Ihr seid das Licht der Welt. Diese Zusage ist auch ein Anstoß, den Menschen neben mir mit anderen Augen anzusehen, mich also nicht - um mit Walter Green zu sprechen -, von der Schicht aus Staub, Nägeln und Vergangenheit davon abhalten zu lassen, einen zweiten Blick zu wagen, mit ihm ins Gespräch zu kommen, ihm zu begegnen. Denn nur so kann ich erkennen, was da leuchtet an ihm.

 

V. Ich bin aus jenem Holze gebaut,

aus dem man wohl keine Madonnen haut.

singt Reinhard Mey. Das darf ja auch so sein: Nicht in jedem Holzbalken muss eine Muttergottes, muss ein Heiliger stecken, Gottes hat uns bunt und mit ebensoviel Phantasie wie Liebe gedacht. Und es sind viele Strahlen, die da aus dem einem Licht brechen.
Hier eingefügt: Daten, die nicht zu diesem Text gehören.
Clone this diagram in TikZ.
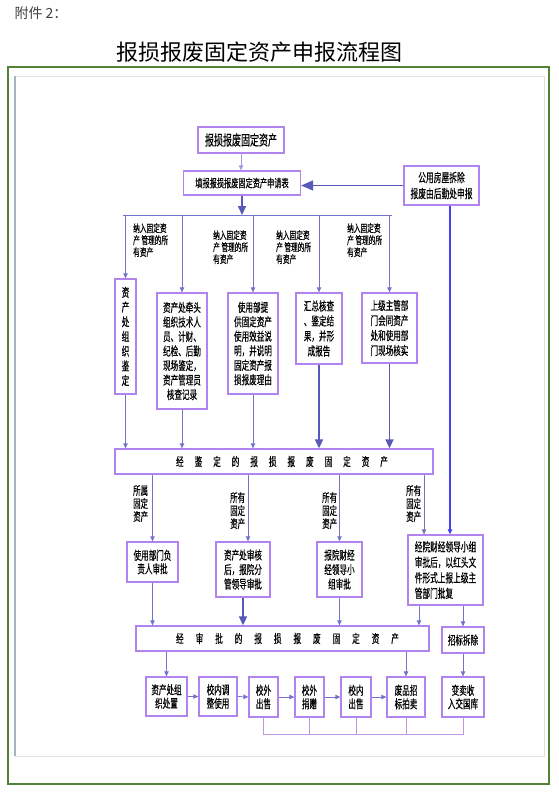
\documentclass[tikz,border=0pt]{standalone}
\usepackage{fontspec}
\usepackage{tikz}
\usetikzlibrary{arrows.meta}
\newfontfamily\cjk[FakeStretch=0.63,FakeBold=0.5]{Noto Sans CJK SC}
\newfontfamily\cjkwide{Noto Sans CJK SC}
\definecolor{boxline}{RGB}{178,132,240}
\definecolor{flowline}{RGB}{115,115,205}
\definecolor{flowdark}{RGB}{88,88,185}
\definecolor{flowblue}{RGB}{65,65,245}
\definecolor{bracketline}{RGB}{190,150,225}
\definecolor{framegreen}{RGB}{84,130,53}
\definecolor{framegray}{RGB}{222,226,228}
\definecolor{frameblue}{RGB}{160,182,192}
\newcommand{\barsep}[1][11pt]{\hspace{#1}}
\tikzset{
  box/.style={draw=boxline, line width=1.3pt, inner sep=1pt, align=center,
    font=\cjk\fontsize{12}{14.5}\selectfont},
  note/.style={anchor=north west, inner sep=0pt, align=left,
    font=\cjk\fontsize{10.6}{12}\selectfont},
  tag/.style={note, font=\cjk\fontsize{11.8}{13}\selectfont},
  flow/.style={draw=flowline, line width=0.8pt, -{Triangle[length=5pt,width=4.5pt]}},
  bigflow/.style={draw=flowdark, line width=1.6pt, -{Triangle[length=9pt,width=8pt]}},
}
\begin{document}
\begin{tikzpicture}[x=1pt,y=-1pt]
  \useasboundingbox (0,0) rectangle (559,795);
  \draw[framegreen, line width=1.2pt] (8,67) rectangle (549,784);
  \draw[framegray, line width=1pt] (15,76) rectangle (544,756);
  \draw[frameblue, line width=1.5pt] (15,76) -- (15,756);

  \node[anchor=west, text=black!75, font=\cjkwide\fontsize{14}{16}\selectfont] (annex) at (11,13) {附件 2：};
  \node[font=\cjkwide\fontsize{22}{24}\selectfont] (title) at (259,52) {报损报废固定资产申报流程图};

  % application
  \node[box, minimum width=86pt, minimum height=26pt, font=\cjk\fontsize{14.3}{15}\selectfont] (a) at (241,140) {报损报废固定资产};
  \node[box, minimum width=117pt, minimum height=24pt, font=\cjk\fontsize{11.4}{12}\selectfont] (b) at (242,183) {填报报损报废固定资产申请表};
  \node[box, minimum width=75pt, minimum height=39pt, font=\cjk\fontsize{12.3}{16}\selectfont] (c) at (441.5,185.5) {公用房屋拆除\\报废由后勤处申报};
  \coordinate (splitL) at (123,215);
  \coordinate (splitR) at (392,215);

  % appraisal
  \node[box, minimum width=21pt, minimum height=115pt, font=\cjk\fontsize{12}{14.7}\selectfont] (d1) at (125.5,336.5) {资\\产\\处\\组\\织\\鉴\\定};
  \node[box, minimum width=50pt, minimum height=116pt] (d2) at (182,351) {资产处牵头\\组织技术人\\员、计财、\\纪检、后勤\\现场鉴定，\\资产管理员\\核查记录};
  \node[box, minimum width=50pt, minimum height=101pt] (d3) at (253,343.5) {使用部提\\供固定资产\\使用效益说\\明，并说明\\固定资产报\\损报废理由};
  \node[box, minimum width=46pt, minimum height=71pt, font=\cjk\fontsize{12}{15}\selectfont] (d4) at (319,328.5) {汇总核查\\、鉴定结\\果，并形\\成报告};
  \node[box, minimum width=55pt, minimum height=70pt, font=\cjk\fontsize{12}{15}\selectfont] (d5) at (389.5,328) {上级主管部\\门会同资产\\处和使用部\\门现场核实};
  \node[note] (n1) at (133,223) {纳入固定资\\产 管理的所\\有资产};
  \node[note] (n2) at (213,230) {纳入固定资\\产 管理的所\\有资产};
  \node[note] (n3) at (276,230) {纳入固定资\\产 管理的所\\有资产};
  \node[note] (n4) at (347,223) {纳入固定资\\产 管理的所\\有资产};
  \node[box, minimum width=318pt, minimum height=25pt] (e) at (274,461.5) {\hspace*{16pt}经\barsep 鉴\barsep 定\barsep 的\barsep 报\barsep 损\barsep 报\barsep 废\barsep 固\barsep 定\barsep 资\barsep 产};

  % approval
  \node[box, minimum width=51pt, minimum height=40pt, font=\cjk\fontsize{12}{13.5}\selectfont] (f1) at (152.5,562) {使用部门负\\责人审批};
  \node[box, minimum width=54pt, minimum height=55pt] (f2) at (243,569.5) {资产处审核\\后，报院分\\管领导审批};
  \node[box, minimum width=45pt, minimum height=55pt] (f3) at (339.5,569.5) {报院财经\\经领导小\\组审批};
  \node[box, minimum width=75pt, minimum height=70pt, align=left, font=\cjk\fontsize{12.2}{15.5}\selectfont] (f4) at (445.5,570) {经院财经领导小组\\审批后，以红头文\\件形式上报上级主\\管部门批复};
  \node[tag] (t1) at (133,485) {所属\\固定\\资产};
  \node[tag] (t2) at (230,492) {所有\\固定\\资产};
  \node[tag] (t3) at (322,492) {所有\\固定\\资产};
  \node[tag] (t4) at (406,485) {所有\\固定\\资产};
  \node[box, minimum width=293pt, minimum height=25pt] (g) at (282.5,638.5) {\hspace*{10pt}经\barsep[12pt]审\barsep[12pt]批\barsep[12pt]的\barsep[12pt]报\barsep[12pt]损\barsep[12pt]报\barsep[12pt]废\barsep[12pt]固\barsep[12pt]定\barsep[12pt]资\barsep[12pt]产};
  \node[box, minimum width=42pt, minimum height=26pt] (h) at (463,640) {招标拆除};

  % disposal
  \node[box, minimum width=41pt, minimum height=39pt, font=\cjk\fontsize{12}{13.5}\selectfont] (i1) at (166.5,696.5) {资产处组\\织处置};
  \node[box, minimum width=38pt, minimum height=39pt, font=\cjk\fontsize{12}{13.5}\selectfont] (i2) at (218,696.5) {校内调\\整使用};
  \node[box, minimum width=29pt, minimum height=40pt, font=\cjk\fontsize{12}{13.5}\selectfont] (i3) at (263.5,697) {校外\\出售};
  \node[box, minimum width=29pt, minimum height=40pt, font=\cjk\fontsize{12}{13.5}\selectfont] (i4) at (309.5,697) {校外\\捐赠};
  \node[box, minimum width=30pt, minimum height=40pt, font=\cjk\fontsize{12}{13.5}\selectfont] (i5) at (356,697) {校内\\出售};
  \node[box, minimum width=38pt, minimum height=40pt, font=\cjk\fontsize{12}{13.5}\selectfont] (i6) at (406,697) {废品招\\标拍卖};
  \node[box, minimum width=42pt, minimum height=40pt, font=\cjk\fontsize{12}{13.5}\selectfont] (i7) at (463,697) {变卖收\\入交国库};
  \coordinate (bkt) at (0,734);

  % connectors
  \draw[flow, draw=flowline!70] (a.south) -- (a.south |- b.north);
  \draw[bigflow, -{Triangle[length=12pt,width=10pt]}] (c.west) -- (c.west -| b.east);
  \draw[bigflow] (b.south) -- (b.south |- splitL);
  \draw[draw=flowline, line width=1pt] (splitL) -- (splitR);
  \foreach \n in {d1,d2,d3,d4,d5}
    \draw[flow] (\n.north |- splitL) -- (\n.north);
  \foreach \n in {d1,d2,d3}
    \draw[flow] (\n.south) -- (\n.south |- e.north);
  \foreach \n in {d4,d5}
    \draw[bigflow] (\n.south) -- (\n.south |- e.north);
  \draw[flow] (f1.north |- e.south) -- (f1.north);
  \coordinate (f2a) at ([xshift=5pt]f2.north);
  \draw[flow] (f2a |- e.south) -- (f2a);
  \draw[flow] (f3.north |- e.south) -- (f3.north);
  \coordinate (f4a) at ([xshift=-21.5pt]f4.north);
  \draw[flow, draw=flowline!80!gray] (f4a |- e.south) -- (f4a);
  \coordinate (cdrop) at ([xshift=8.5pt]c.south);
  \draw[flow, draw=flowblue, line width=1.1pt] (cdrop) -- (cdrop |- f4.north);
  \draw[flow] (f1.south) -- (f1.south |- g.north);
  \draw[bigflow] (f2.south) -- (f2.south |- g.north);
  \draw[flow] (f3.south) -- (f3.south |- g.north);
  \coordinate (f4b) at ([xshift=-26.5pt]f4.south);
  \draw[flow] (f4b) -- (f4b |- g.north);
  \draw[flow] (h.north |- f4.south) -- (h.north);
  \draw[flow] (i1.north |- g.south) -- (i1.north);
  \draw[flow] (i6.north |- g.south) -- (i6.north);
  \draw[flow] (h.south) -- (i7.north);
  \foreach \p/\q in {i1/i2,i2/i3,i3/i4,i4/i5,i5/i6}
    \draw[flow] (\p.east) -- (\q.west);
  \draw[bracketline, line width=1pt] (i3.south) -- (i3.south |- bkt) -| (i7.south);
  \foreach \n in {i4,i5,i6}
    \draw[bracketline, line width=1pt] (\n.south) -- (\n.south |- bkt);
\end{tikzpicture}
\end{document}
Gott sei Dank.

 

Was man aus uns wohl an Kernen, an Reinheit erspüren, an Skulpturen „hauen“ könnte, so, wie wir gerade hier in der Stadtkirche versammelt sind? Was da alles schon leuchtet und was noch intensiver strahlen könnte! Wir müssten nur wagen, mehr von dem zu zeigen, was Gott in uns gelegt hat: an Demut und Aufbegehren, an Kraft und Liebe, an Schmerz und Sehnsucht. An Wahrhaftigkeit eben. Licht sind wir von seinem Lichte.

 

Und der Friede Gottes, der höher ist als alle unsere Vernunft, bewahre unsere Herzen und Sinne in Christus Jesus. Amen.